Trailing by four runs after only one inning of play, the Massachusetts baseball team faced a fight or flight moment.
With its Beanpot title at Fenway Park on the line, UMass opened Wednesday’s game flat, allowing Boston College to jump to an early lead. Starter Conor LeBlanc, operating on a 45 pitch limit, struggled through two innings, allowing four runs.
UMass coach Mike Stone was both surprised and concerned about his team’s energy level to begin the ballgame.
“I thought we’d be all fired up, but our energy level wasn’t strong enough in the first inning or two. … It should mean a lot to have a chance to play the championship at Fenway Park,” Stone said.

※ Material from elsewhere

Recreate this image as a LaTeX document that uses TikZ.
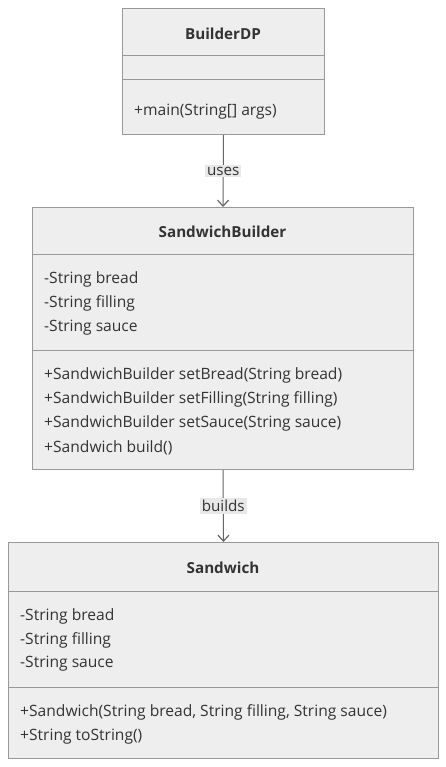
\documentclass[tikz,border=0pt]{standalone}
\usepackage{fontspec}
\setmainfont{Open Sans}
\usetikzlibrary{arrows.meta}
\definecolor{boxfill}{HTML}{EEEEEE}
\definecolor{boxline}{HTML}{999999}
\definecolor{txt}{HTML}{333333}
\definecolor{arrcol}{HTML}{666666}
\definecolor{lblbg}{HTML}{E8E8E8}
\tikzset{
  classbox/.style={draw=boxline, fill=boxfill, line width=1pt, inner sep=0pt, anchor=north west},
  divider/.style={draw=boxline, line width=1pt},
  member/.style={anchor=west, inner sep=0pt, text=txt, font=\fontsize{15.6pt}{17pt}\selectfont},
  title/.style={anchor=center, inner sep=0pt, text=txt, font=\fontsize{15.2pt}{17pt}\selectfont\bfseries},
  rel/.style={draw=arrcol, line width=1pt, -{Straight Barb[length=6pt,width=11pt,line width=1.2pt]}},
  lbl/.style={fill=lblbg, inner xsep=2pt, inner ysep=2pt, text=txt, font=\fontsize{15.2pt}{17pt}\selectfont}
}
\begin{document}
\begin{tikzpicture}[x=1pt,y=-1pt]
\useasboundingbox (0,0) rectangle (446,767);
% BuilderDP
\node[classbox, minimum width=202pt, minimum height=126pt] (bdp) at (122,8) {};
\draw[divider] (122,56) -- (324,56);
\draw[divider] (122,80) -- (324,80);
\node[title] (bdpt) at (223,33.5) {BuilderDP};
\node[member] (bdpm1) at (134,111.5) {+main(String[] args)};
% SandwichBuilder
\node[classbox, minimum width=381pt, minimum height=262pt] (sb) at (32,207) {};
\draw[divider] (32,254) -- (413,254);
\draw[divider] (32,350) -- (413,350);
\node[title] (sbt) at (222.5,231.5) {SandwichBuilder};
\node[member] (sba1) at (44,279.5) {-String bread};
\node[member] (sba2) at (44,303.5) {-String filling};
\node[member] (sba3) at (44,327.5) {-String sauce};
\node[member] (sbm1) at (44,375.5) {+SandwichBuilder setBread(String bread)};
\node[member] (sbm2) at (44,399.5) {+SandwichBuilder setFilling(String filling)};
\node[member] (sbm3) at (44,423.5) {+SandwichBuilder setSauce(String sauce)};
\node[member] (sbm4) at (44,447.5) {+Sandwich build()};
% Sandwich
\node[classbox, minimum width=430pt, minimum height=216pt] (sw) at (8,542) {};
\draw[divider] (8,591) -- (438,591);
\draw[divider] (8,687) -- (438,687);
\node[title] (swt) at (223,568) {Sandwich};
\node[member] (swa1) at (20,616) {-String bread};
\node[member] (swa2) at (20,640) {-String filling};
\node[member] (swa3) at (20,664) {-String sauce};
\node[member] (swm1) at (20,712.5) {+Sandwich(String bread, String filling, String sauce)};
\node[member] (swm2) at (20,736.5) {+String toString()};
% relations
\draw[rel] (bdp.south) -- (sb.north) node[pos=0.5, lbl] {uses};
\draw[rel] (sb.south) -- (sw.north) node[pos=0.5, lbl] {builds};
\end{tikzpicture}
\end{document}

But his team answered the call, making Eagles starter Matt Alvarez throw a lot of pitches in the second inning before surrendering three runs. The Minutemen remained calm and focused at the plate, working pitch counts and forcing Boston College pitchers to throw strikes on a day where walks were plentiful.
“They were walking a lot of people and I thought we laid off some borderline pitches and eventually got some pitches to hit and made some things happen,” Stone said of BC.

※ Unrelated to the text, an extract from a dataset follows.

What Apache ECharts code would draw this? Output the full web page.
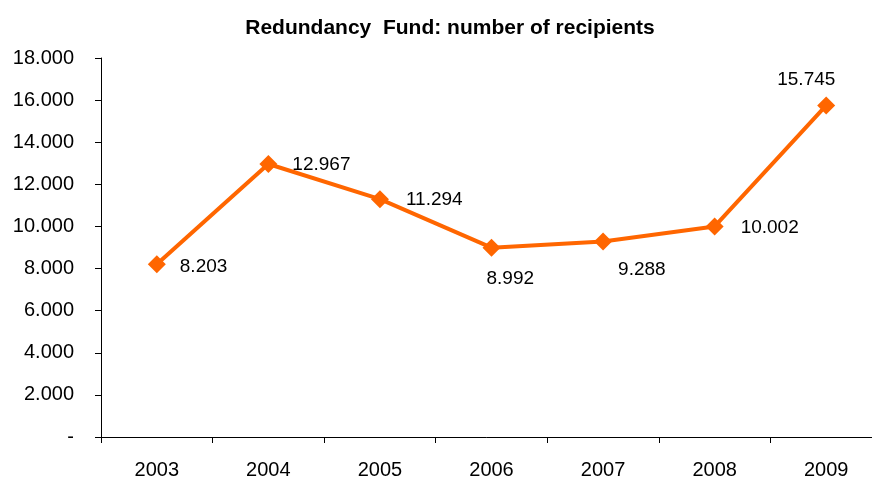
<!DOCTYPE html>
<html>
<head>
<meta charset="utf-8">
<script src="https://cdn.jsdelivr.net/npm/echarts@6/dist/echarts.min.js"></script>
<style>
  html, body { margin: 0; padding: 0; background: #fff; }
  #chart { width: 872px; height: 480px; }
</style>
</head>
<body>
<div id="chart"></div>
<script>
// 数据
var years = ["2003", "2004", "2005", "2006", "2007", "2008", "2009"];
var recipients = [8203, 12967, 11294, 8992, 9288, 10002, 15745];
// label offsets per point [x, y]
var labelOffsets = [[23, 2], [24, 1], [26, 1], [-5, 31], [15, 28], [26, 1], [-49, -26]];

function fmt(v) {
  if (v === 0) return "-";
  return String(v).replace(/\B(?=(\d{3})+(?!\d))/g, ".");
}

var chart = echarts.init(document.getElementById("chart"));
chart.setOption({
  backgroundColor: "#fff",
  animation: false,
  textStyle: { fontFamily: "Liberation Sans, Arial, sans-serif" },
  title: {
    text: "Redundancy  Fund: number of recipients",
    left: 445,
    textAlign: "center",
    top: 13,
    textStyle: { fontSize: 21, fontWeight: "bold", color: "#000" }
  },
  grid: {
    left: 101,
    top: 58,
    right: -10,
    bottom: 43,
    outerBoundsMode: "none",
    containLabel: false
  },
  xAxis: {
    type: "category",
    data: years,
    boundaryGap: true,
    axisLine: { lineStyle: { color: "#000", width: 1 } },
    axisTick: { show: true, length: 6, lineStyle: { color: "#000" } },
    axisLabel: { color: "#000", fontSize: 20, margin: 23 }
  },
  yAxis: {
    type: "value",
    min: 0,
    max: 18000,
    interval: 2000,
    axisLine: { show: true, lineStyle: { color: "#000", width: 1 } },
    axisTick: { show: true, length: 6, lineStyle: { color: "#000" } },
    axisLabel: { color: "#000", fontSize: 20, margin: 27, formatter: fmt },
    splitLine: { show: false }
  },
  series: [
    {
      type: "line",
      data: recipients.map(function (v, i) {
        return {
          value: v,
          label: { offset: labelOffsets[i] }
        };
      }),
      symbol: "diamond",
      symbolSize: 18,
      lineStyle: { color: "#FF6600", width: 4 },
      itemStyle: { color: "#FF6600" },
      label: {
        show: true,
        position: "inside",
        align: "left",
        color: "#000",
        fontSize: 19,
        formatter: function (p) { return fmt(p.value); }
      }
    }
  ]
});
</script>
</body>
</html>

Things certainly did happen for UMass, which slugged 11 runs in the contest, a season high. It was the type of full team effort the Minutemen have been searching for all season.

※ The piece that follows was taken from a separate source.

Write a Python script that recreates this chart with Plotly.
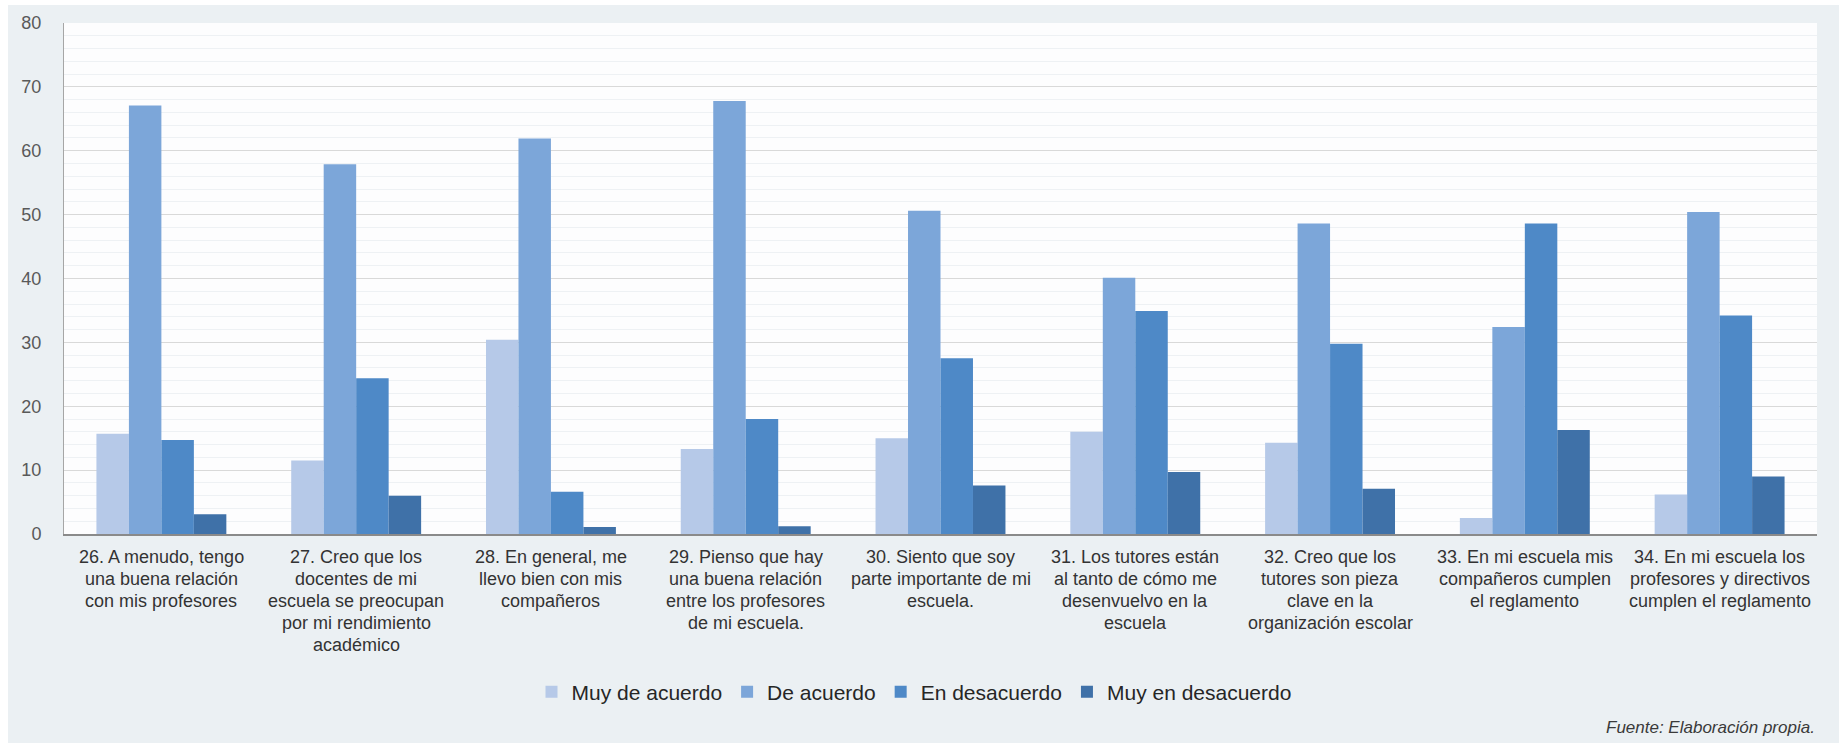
import plotly.graph_objects as go

# Survey items (each entry holds the lines of the category label)
items = [
    ["26. A menudo, tengo", "una buena relación", "con mis profesores"],
    ["27. Creo que los", "docentes de mi", "escuela se preocupan", "por mi rendimiento", "académico"],
    ["28. En general, me", "llevo bien con mis", "compañeros"],
    ["29. Pienso que hay", "una buena relación", "entre los profesores", "de mi escuela."],
    ["30. Siento que soy", "parte importante de mi", "escuela."],
    ["31. Los tutores están", "al tanto de cómo me", "desenvuelvo en la", "escuela"],
    ["32. Creo que los", "tutores son pieza", "clave en la", "organización escolar"],
    ["33. En mi escuela mis", "compañeros cumplen", "el reglamento"],
    ["34. En mi escuela los", "profesores y directivos", "cumplen el reglamento"],
]
categories = ["<br>".join(lines) for lines in items]

series_names = ["Muy de acuerdo", "De acuerdo", "En desacuerdo", "Muy en desacuerdo"]
muy_de_acuerdo = [15.7, 11.5, 30.4, 13.3, 15.0, 16.0, 14.3, 2.5, 6.2]
de_acuerdo = [67.1, 57.9, 61.9, 67.8, 50.6, 40.1, 48.6, 32.4, 50.4]
en_desacuerdo = [14.7, 24.4, 6.6, 18.0, 27.5, 34.9, 29.8, 48.6, 34.2]
muy_en_desacuerdo = [3.1, 6.0, 1.1, 1.2, 7.6, 9.7, 7.1, 16.3, 9.0]

y_ticks = [0, 10, 20, 30, 40, 50, 60, 70, 80]
source_note = "Fuente: Elaboración propia."

colors = ["#b6c9e8", "#7ca6d9", "#4e89c7", "#3f71a8"]
values = [muy_de_acuerdo, de_acuerdo, en_desacuerdo, muy_en_desacuerdo]

W, H = 1847, 743
L, R, T, B = 64, 30, 23, 209
plot_w = W - L - R
plot_h = H - T - B

fig = go.Figure()
for name, vals, col in zip(series_names, values, colors):
    fig.add_trace(go.Bar(
        x=categories, y=vals, name=name,
        marker=dict(color=col, line=dict(width=0)),
        hoverinfo="x+y+name",
    ))

# Multi-line category labels, drawn line by line for tight leading
annotations = []
for cat, lines in zip(categories, items):
    for i, line in enumerate(lines):
        annotations.append(dict(
            x=cat, y=0, xref="x", yref="y",
            text=line, showarrow=False,
            xanchor="center", yanchor="middle",
            yshift=-(23 + 22 * i),
            font=dict(family="Liberation Sans, Arial, sans-serif", size=18, color="#333333"),
        ))

annotations.append(dict(
    x=1.0, y=(T + plot_h - 728) / plot_h, xref="paper", yref="paper",
    text=f"<i>{source_note}</i>", showarrow=False,
    xanchor="right", yanchor="middle",
    font=dict(family="Liberation Sans, Arial, sans-serif", size=17, color="#3a3a3a"),
))

def px_x(p):
    return (p - L) / plot_w

def px_y(p):
    return (T + plot_h - p) / plot_h

# White border around the grey panel
shapes = [
    dict(type="rect", xref="paper", yref="paper", layer="below",
         x0=px_x(0), x1=px_x(8), y0=px_y(H), y1=px_y(0),
         fillcolor="white", line=dict(width=0)),
    dict(type="rect", xref="paper", yref="paper", layer="below",
         x0=px_x(1839), x1=px_x(W), y0=px_y(H), y1=px_y(0),
         fillcolor="white", line=dict(width=0)),
    dict(type="rect", xref="paper", yref="paper", layer="below",
         x0=px_x(0), x1=px_x(W), y0=px_y(5), y1=px_y(0),
         fillcolor="white", line=dict(width=0)),
]

fig.update_layout(
    width=W, height=H,
    margin=dict(l=L, r=R, t=T, b=B, pad=0),
    paper_bgcolor="#ebf0f3",
    plot_bgcolor="#fdfdfe",
    barmode="group",
    bargap=0.333,
    bargroupgap=0,
    font=dict(family="Liberation Sans, Arial, sans-serif", color="#333333"),
    showlegend=True,
    legend=dict(
        orientation="h",
        x=px_x(914), xanchor="center",
        y=px_y(692), yanchor="middle",
        bgcolor="rgba(0,0,0,0)",
        font=dict(size=21, color="#262626"),
        traceorder="normal",
    ),
    annotations=annotations,
    shapes=shapes,
)

fig.update_xaxes(
    showticklabels=False,
    showline=True, linecolor="#8a8a8a", linewidth=2,
    ticks="", showgrid=False,
)
fig.update_yaxes(
    range=[0, 80],
    tickvals=y_ticks,
    tickfont=dict(size=18, color="#595959"),
    ticklabelstandoff=18,
    showline=True, linecolor="#a6a6a6", linewidth=1,
    gridcolor="#d9d9d9", gridwidth=1,
    minor=dict(dtick=2, showgrid=True, gridcolor="#eef1f4", gridwidth=1),
    zeroline=False,
)

fig.write_html("out.html")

Adam Picard delivered the loudest hit of the day, driving a two-out offering by Eagles pitcher Jesse Adams to the base of the wall in left field for a three-run triple.
But UMass stepped up in other areas as well, as a cast of under-the-radar players left an imprint on the first-round game.
Seldom used first basemen Bryan Dionicio collected two hits while also driving in two runs, former Minutemen quarterback Kellen Pagel scored two runs and Paul Yanakopulos made a diving play at third base, where he filled in for Nik Campero who did not play due to a violation of team rules, for an out.
However, freshman southpaw Evan Mackintosh stole the show, relieving LeBlanc and mixing pitches well to silence a brewing BC offensive attack en route to his first collegiate victory.
Mackintosh allowed two batters to reach base in three spotless innings of relief, cruising through what Stone would refer to as “the turning point of the game.” According to Mackintosh, his performance was due to the total team effort.
“I came in and the defense did a good job,” Mackintosh said. “I just threw strikes and the team played good defense behind me, couldn’t ask for anything better than that.
Despite only having four appearances this year, Mackintosh knows he’s come a long way in his first year.
“I think being able to trust my pitches and knowing when you have confidence goes a long way,” Mackintosh said. “Being able to trust your team, the eight players behind you, and being able to trust your pitches and throw them in every single count, that’s big.”
Now UMass has the chance to play at America’s Most Beloved Ballpark for the Beanpot championship.
“It hasn’t really settled in yet but when we get there I think that’s actually when we find out what it means to play under the lights at Fenway,” Mackintosh said. “Everyone dreams of playing there as a kid, it will be nice to be under those lights playing for a game that finally matters.”